At Al-Ruwad, a decision is not treated as a reaction, a momentary consensus, or a direct extension of an available opportunity. A decision Is a sovereign institutional act, taken within a system deliberately designed to absorb complexity-not within moments of pressure, temptation, or speed-driven urgency.
Decisions are not evaluated by apparent intelligence or potential upside, but by their ability to exist within the system without disrupting coherence, creating exceptions, or generating parallel paths outside governance. An exception, regardless of justification, marks the beginning of silent institutional erosion.

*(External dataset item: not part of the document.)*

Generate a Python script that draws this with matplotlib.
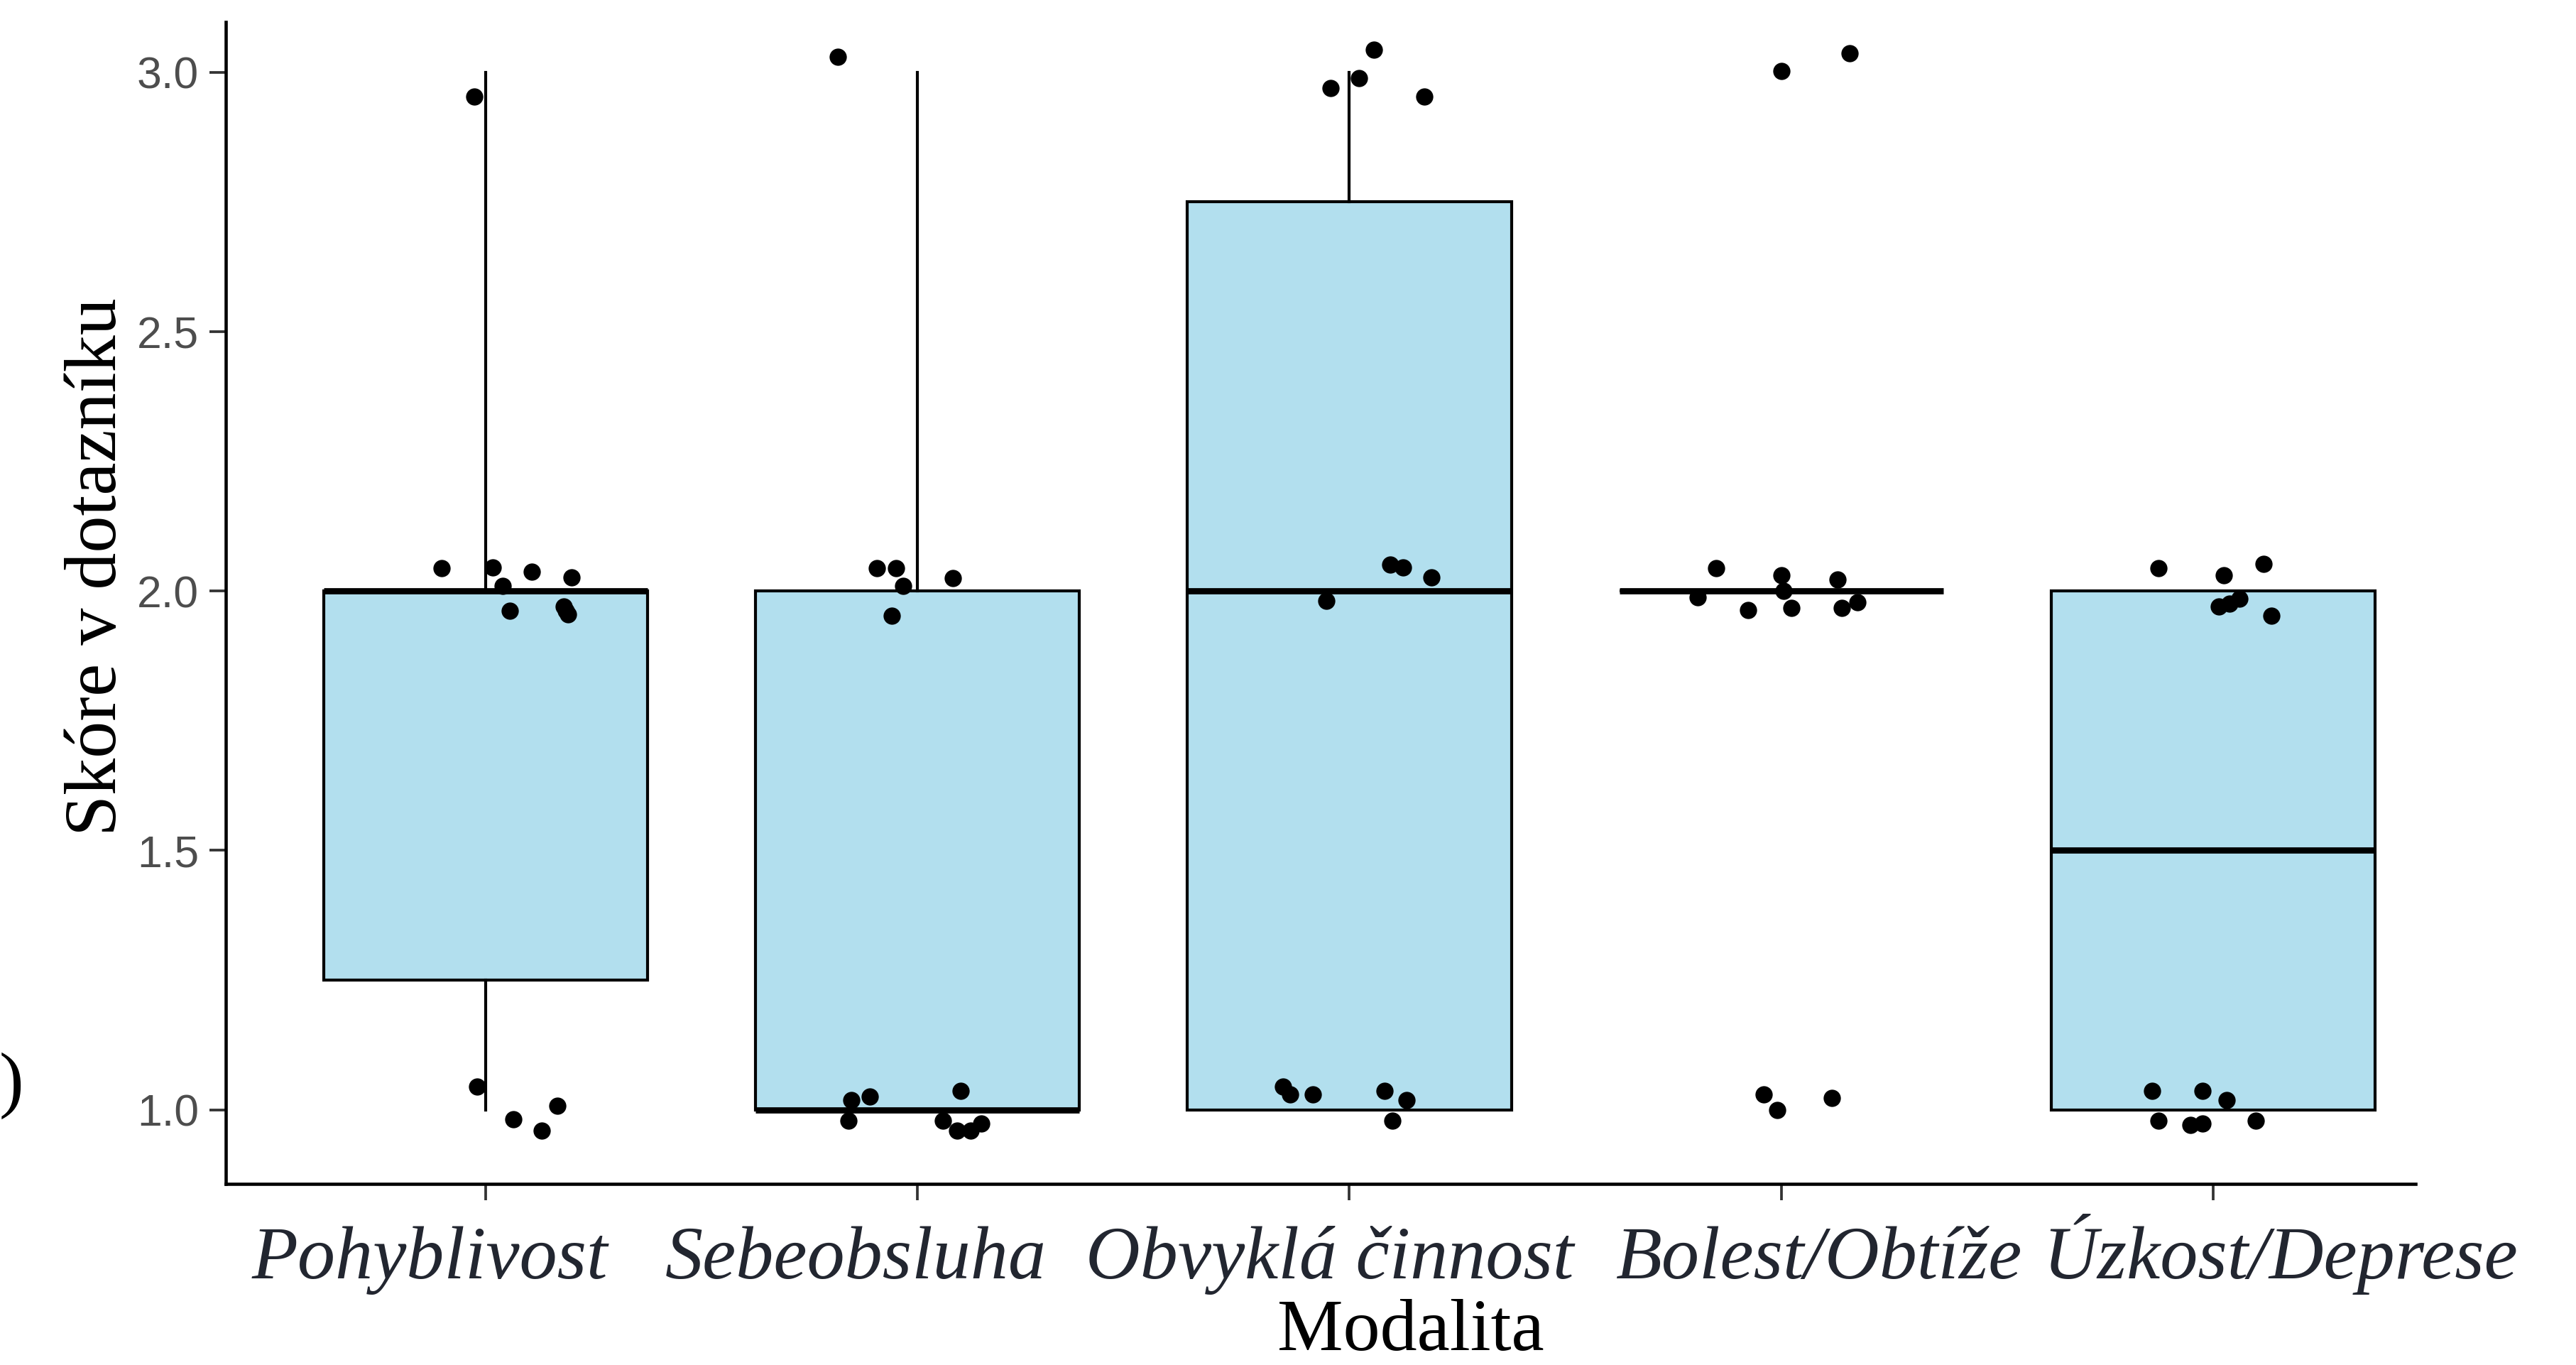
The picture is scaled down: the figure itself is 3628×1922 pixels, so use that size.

Every decision must be intelligible within the structure, traceable in its impact, and executable without reinterpretation as it moves from strategic intent to operational reality. A decision that requires constant explanation, relies on individual discretion, or assumes future risk correction is institutionally immature, regardless of how attractive it may appear.
The governing question Is therefore not “Can we execute this?”
But: Can this decision operate within the system without weakening its integrity or forcing structural distortion?
At Al-Ruwad, ambition defines direction but does not grant authorization. Institutional authorization alone determines when and how an idea becomes a decision. This clear separation between desire and mandate, idea and authorization, is not bureaucracy, it is a protective mechanism that prevents premature decisions from burdening the system over time.
If the system cannot absorb a decision without strain, the decision is not accelerated. It is delayed, decomposed, and refined until the structure can carry it intact. Delay, in this context, is discipline; controlled pace outperforms uncontrolled speed.
A decision Is measured by its ability to remain coherent as scale increases, prevent unintended power centers, preserve a single governed pathway, and produce outcomes without drift, inflation, or continuous correction. A strong decision is not one that happens quickly, but one that does not require repeated repair.
In this sense, decision-making at Al-Ruwad is not a tool for acceleration, but a mechanism for system protection. Movement that cannot be governed is institutional risk, not competitive advantage.
Accordingly, repeatable, governed decisions are favored over rapid ones, and long-term coherence is prioritized over short-term gain. Decision logic here does not seek the fastest answer, but the decision that can endure, replicate, and scale without erosion.